J'adore ce type de romans américains où l'on est embarqué avec les personnages dans un road movie à travers l'Amérique profonde. C'est exactement ce qu'on a dans
American Gods. On parcourt en effet le territoire à bord d'une vieille voiture (relique de temps révoqués mais bien meilleurs). Villes, campagnes, routes secondaires, motels miteux… : bienvenue en Amérique !
J'ai toujours trouvé cela assez fascinant de prendre la route dans ce pays qui s'y prête particulièrement bien. Ici, cela marche d'autant mieux que l'on se trouve au carrefour de cultures et de valeurs très différentes. Au-delà de l'opposition villes/campagne et de la différence Nord/Sud, on a également une opposition entre Anciens et Modernes, à travers le conflit des anciens Dieux et des Nouveaux. Au roi $ et aux médias puissants s'opposent les valeurs et symboles d'une ancienne Amérique florissante : anciens Dieux oubliés, culture millénaire en perdition. On peut y voir une sorte d'opposition "permanence du passé – fulgurance du présent". Un équilibre fragile qui nous donne la sensation à chaque instant d'être sur un fil.
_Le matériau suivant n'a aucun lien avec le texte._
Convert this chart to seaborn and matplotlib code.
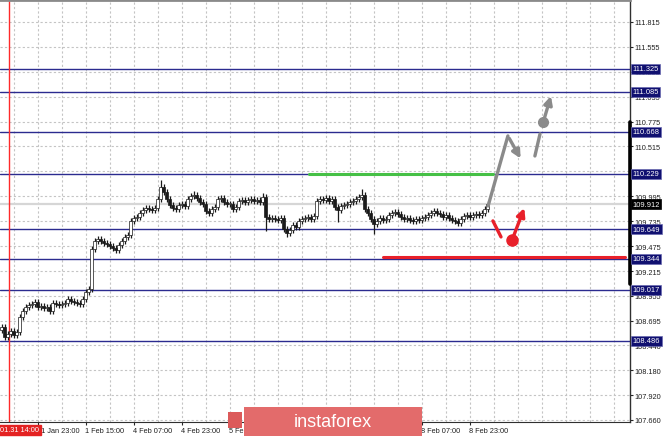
import numpy as np
import pandas as pd
import matplotlib
matplotlib.use("Agg")
import matplotlib.pyplot as plt
import matplotlib.transforms as mtransforms
from matplotlib.patches import Rectangle
import seaborn as sns

# hourly closes (candle index 0 .. 162)
closes = [
    108.631, 108.527, 108.558, 108.590, 108.548, 108.579, 108.736, 108.798, 108.840, 108.861,
    108.871, 108.892, 108.840, 108.850, 108.830, 108.840, 108.798, 108.881, 108.871, 108.861,
    108.871, 108.881, 108.923, 108.902, 108.892, 108.881, 108.871, 108.923, 108.996, 109.028,
    109.445, 109.529, 109.550, 109.529, 109.508, 109.498, 109.477, 109.456, 109.435, 109.488,
    109.529, 109.571, 109.591, 109.738, 109.769, 109.780, 109.821, 109.852, 109.873, 109.863,
    109.852, 109.873, 109.967, 110.092, 110.040, 109.967, 109.905, 109.873, 109.863, 109.905,
    109.915, 109.894, 109.967, 109.998, 110.009, 109.977, 109.936, 109.915, 109.842, 109.821,
    109.863, 109.884, 109.967, 109.977, 109.936, 109.915, 109.915, 109.863, 109.884, 109.946,
    109.956, 109.936, 109.956, 109.967, 109.946, 109.956, 109.936, 109.988, 109.780, 109.759,
    109.769, 109.759, 109.748, 109.769, 109.655, 109.613, 109.644, 109.696, 109.675, 109.738,
    109.759, 109.769, 109.780, 109.759, 109.790, 109.946, 109.967, 109.956, 109.977, 109.946,
    109.967, 109.884, 109.852, 109.894, 109.905, 109.915, 109.936, 109.946, 109.967, 109.988,
    110.009, 109.863, 109.821, 109.759, 109.707, 109.738, 109.769, 109.748, 109.759, 109.800,
    109.821, 109.831, 109.811, 109.780, 109.759, 109.769, 109.748, 109.738, 109.759, 109.748,
    109.769, 109.780, 109.800, 109.821, 109.842, 109.821, 109.811, 109.780, 109.800, 109.769,
    109.748, 109.738, 109.717, 109.759, 109.790, 109.800, 109.780, 109.800, 109.811, 109.800,
    109.821, 109.863, 109.912,
]
first_open = 108.600
spike_high = {53: 110.166, 120: 110.072, 87: 110.030, 64: 110.050, 30: 109.470}
spike_low = {88: 109.633, 95: 109.571, 124: 109.602, 112: 109.727, 1: 108.500, 16: 108.780}

levels = [111.325, 111.085, 110.668, 110.229, 109.649, 109.344, 109.017, 108.486]
last_price = 109.912
green_level = 110.229
red_level = 109.360

y_ticks = [107.660, 107.920, 108.180, 108.440, 108.695, 108.955, 109.215, 109.475,
           109.735, 109.995, 110.255, 110.515, 110.775, 111.035, 111.295, 111.555, 111.815]

x_tick_idx = [12, 28, 44, 60, 76, 92, 108, 124, 140, 156]
x_tick_labels = ["31 Jan 23:00", "1 Feb 15:00", "4 Feb 07:00", "4 Feb 23:00", "5 Feb 15:00",
                 "6 Feb 07:00", "6 Feb 23:00", "7 Feb 15:00", "8 Feb 07:00", "8 Feb 23:00"]

# forecast sketches (candle index, price)
up_path_x = [162.2, 168.8, 173.5]
up_path_y = [109.894, 110.625, 110.364]
up_dash_x = [177.8, 179.5]
up_dash_y = [110.416, 110.646]
up_arrow_x = [180.6, 183.4]
up_arrow_y = [110.771, 111.070]
dn_path_x = [163.8, 166.5]
dn_path_y = [109.738, 109.571]
dn_arrow_x = [170.2, 174.6]
dn_arrow_y = [109.539, 109.900]

# ---------------------------------------------------------------
sns.set_style("white")
plt.rcParams['font.family'] = ['Liberation Sans', 'DejaVu Sans']

opens = [first_open] + closes[:-1]
df = pd.DataFrame({"open": opens, "close": closes})
df["idx"] = np.arange(len(df))
df["high"] = df[["open", "close"]].max(axis=1) + 0.03
df["low"] = df[["open", "close"]].min(axis=1) - 0.03
for k, v in spike_high.items():
    df.loc[k, "high"] = max(df.loc[k, "high"], v)
for k, v in spike_low.items():
    df.loc[k, "low"] = min(df.loc[k, "low"], v)

fig = plt.figure(figsize=(6.65, 4.39), dpi=100)
ax = fig.add_axes([0, 16 / 439, 630 / 665, 422 / 439])
ax.set_xlim(-0.5, 209.5)
ax.set_ylim(107.639, 112.044)

# grid
for gx in np.arange(4, 210, 8):
    ax.axvline(gx, color="#c4c4c4", lw=0.8, ls=(0, (2, 2)), zorder=0)
for gy in y_ticks:
    ax.axhline(gy, color="#c4c4c4", lw=0.8, ls=(0, (2, 2)), zorder=0)

# current price line
ax.axhline(last_price, color="#d6d6d6", lw=1.6, zorder=0.5)

# levels
for lv in levels:
    ax.axhline(lv, color="#2b2b8f", lw=1.0, zorder=1)

ax.axvline(2.5, color="#ff2a2a", lw=1.0, zorder=1)

# candles
ax.vlines(df["idx"], df["low"], df["high"], color="#1a1a1a", lw=0.9, zorder=3)
bull = df[df["close"] >= df["open"]]
bear = df[df["close"] < df["open"]]
ax.bar(bull["idx"], (bull["close"] - bull["open"]).clip(lower=0.006), bottom=bull["open"], width=0.78,
       color="white", edgecolor="#1a1a1a", lw=0.5, zorder=4)
ax.bar(bear["idx"], (bear["open"] - bear["close"]).clip(lower=0.006), bottom=bear["close"], width=0.78,
       color="#1a1a1a", edgecolor="#1a1a1a", lw=0.5, zorder=4)

# horizontal trade zones
ax.plot([102.5, 163.8], [green_level, green_level], color="#46c046", lw=2.2, zorder=5)
ax.plot([127.2, 207.8], [red_level, red_level], color="#e8202a", lw=2.2, zorder=5)

# forecast sketches
gray = "#8a8a8a"
red = "#e8202a"
sns.lineplot(x=up_path_x[:2], y=up_path_y[:2], sort=False, color=gray, lw=2.4, ax=ax, zorder=6)
ax.annotate("", xy=(up_path_x[2], up_path_y[2]), xytext=(up_path_x[1], up_path_y[1]),
            arrowprops=dict(arrowstyle="-|>", color=gray, lw=2.4, mutation_scale=12), zorder=6)
sns.lineplot(x=up_dash_x, y=up_dash_y, sort=False, color=gray, lw=2.4, ax=ax, zorder=6)
ax.plot(up_arrow_x[0], up_arrow_y[0], "o", color=gray, ms=7, zorder=6)
ax.annotate("", xy=(up_arrow_x[1], up_arrow_y[1]), xytext=(up_arrow_x[0], up_arrow_y[0]),
            arrowprops=dict(arrowstyle="-|>", color=gray, lw=2.4, mutation_scale=12), zorder=6)
sns.lineplot(x=dn_path_x, y=dn_path_y, sort=False, color=red, lw=2.4, ax=ax, zorder=6)
ax.plot(dn_arrow_x[0], dn_arrow_y[0], "o", color=red, ms=8, zorder=6)
ax.annotate("", xy=(dn_arrow_x[1], dn_arrow_y[1]), xytext=(dn_arrow_x[0], dn_arrow_y[0]),
            arrowprops=dict(arrowstyle="-|>", color=red, lw=2.4, mutation_scale=12), zorder=6)

# axes
ax.yaxis.tick_right()
ax.set_yticks(y_ticks)
ax.set_yticklabels([f"{v:.3f}" for v in y_ticks], fontsize=5.3, color="#202020")
ax.set_xticks(x_tick_idx)
ax.set_xticklabels(x_tick_labels, fontsize=5.3, color="#202020", ha="left")
ax.tick_params(axis="y", length=2, width=0.8, pad=1.5, right=True, left=False)
ax.tick_params(axis="x", length=2, width=0.8, pad=1.5, bottom=True)
for lbl in ax.get_xticklabels():
    lbl.set_transform(lbl.get_transform() + mtransforms.ScaledTranslation(-1 / 100, 0, fig.dpi_scale_trans))
ax.set_xlabel("")
ax.set_ylabel("")
ax.spines["left"].set_visible(False)
ax.spines["right"].set_color("#303030")
ax.spines["right"].set_linewidth(1.0)
ax.spines["bottom"].set_color("#303030")
ax.spines["bottom"].set_linewidth(0.8)
ax.spines["top"].set_color("#8a8a8a")
ax.spines["top"].set_linewidth(2.0)

# range marker on the price scale
tr = mtransforms.blended_transform_factory(ax.transAxes, ax.transData)
ax.plot([1.0, 1.0], [109.08, 110.77], transform=tr, color="black", lw=2.6, clip_on=False, zorder=7)

# level labels on the price scale
for lv in levels:
    ax.text(1.004, lv, f"{lv:.3f}", transform=tr, fontsize=5.4, color="white", va="center",
            ha="left", clip_on=False, zorder=8,
            bbox=dict(boxstyle="square,pad=0.2", fc="#101070", ec="#6a6ab0", lw=0.5))
ax.text(1.004, last_price, f"{last_price:.3f}", transform=tr, fontsize=5.4, color="white",
        va="center", ha="left", clip_on=False, zorder=8,
        bbox=dict(boxstyle="square,pad=0.2", fc="black", ec="black", lw=0.5))

# time label of the red marker
fig.text(0.5 / 665, 4.5 / 439, "01.31 14:00", fontsize=5.3, color="white", ha="left", va="bottom",
         bbox=dict(boxstyle="square,pad=0.25", fc="#e42222", ec="#e42222"))

# watermark
fig.patches.append(Rectangle((244 / 665, 2 / 439), 178 / 665, 29 / 439, transform=fig.transFigure,
                             fc="#e36b6b", ec="none", zorder=10))
fig.text(333 / 665, 16 / 439, "instaforex", fontsize=13, color="white", ha="center", va="center",
         zorder=11)
fig.patches.append(Rectangle((228 / 665, 10 / 439), 14 / 665, 16 / 439, transform=fig.transFigure,
                             fc="#dc5a5a", ec="none", zorder=10))

fig.savefig("out.png", dpi=100)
J'ai surtout eu l'impression de lire une partie d'échecs. Deux camps, et chacun avance ses pions, élabore une stratégie défensive/offensive, puis étudie les mouvements de l'autre. Mais pour que ce soit plus passionnant que ça,
Neil Gaiman rajoute du piment. Un personnage lambda placé juste entre les deux, Shadow Moon. On ne sait pas trop pendant un temps ce qu'il fiche là (lui non plus d'ailleurs). Mais ça apporte quelque chose d'assez surprenant. D'autant qu'il est accompagné de Laura, son épouse. Et autour de ce duo improbable se tisse toute une histoire parallèle qui s'imbrique dans la principale. Et puis il y a la recherche d'alliés par Voyageur et Shadow, ce qui nous amène à parcourir ces Etats-(dés)Unis (le plateau de jeu) pour rencontrer toutes sortes de divinités anciennes dans le corps et la peau de personnages très différents et plus ou moins modernes.
Ajoutons à cela un cadre urban fantasy. On est totalement dans ce registre et c'est très réussi. Ajoutons à cela une flopée de rêves, pas mal d'interludes « historiques »… Et on a un texte qui semble décousu, partant dans tous les sens avec pas mal de longueurs parfois. Mais tout cela mis bout à bout donne une fresque assez farfelue et cohérente à la fois. Une sorte de reflet assez réaliste de ce qu'est ce pays si grand et bourré de contradictions. J'ai également adoré ici le dialogue entre magie et nouvelles technologies, personnifiées en Dieux nouveaux.
En revanche, côté structure du roman et construction de l'intrigue,
American Gods ne se révèle pas innovant. le roman se lit comme une sorte de conte, une critique assez féroce de la société américaine contemporaine. D'ailleurs, le langage très oral et vulgaire s'accorde bien au délitement de ce monde en perdition. Et d'autre part, sur le motif de la quête, qui est double : quête de sens pour Shadow et de rédemption pour Laura.
Neil Gaiman découpe son roman en plusieurs parties, entrecoupées de trois interludes. J'ai beaucoup aimé les récits de la construction américaine, donnant à l'ensemble une coloration Historique. Comme un contexte dans lequel la petite histoire s'intègre. Il en résulte de longues réflexions sur l'identité et la construction américaines, notamment à travers le regard de M. Chaquel, évoquant notamment l'esclavage. J'ai eu la sensation qu'on me disait qu'en fait, l'origine même de cette nation était pourrie, rongée par les vers dès ses débuts.
American Gods se situe alors dans la continuité, faisant s'affronter deux systèmes de valeurs dans la violence et le sang. Comme une répétition encore et encore de ce qui s'est joué plusieurs siècles auparavant.
Enfin, j'ai été assez surprise du twist final. Et je dois dire que je ne m'y attendais pas du tout. de quoi remettre tout mon bla-bla précédent en question. Bref, un roman qui jusqu'au bout tient ses promesses et son lecteur en haleine. Et ce, malgré des longueurs évidentes, des à-côtés parfois un peu répétitifs et certains fils laissés de côté.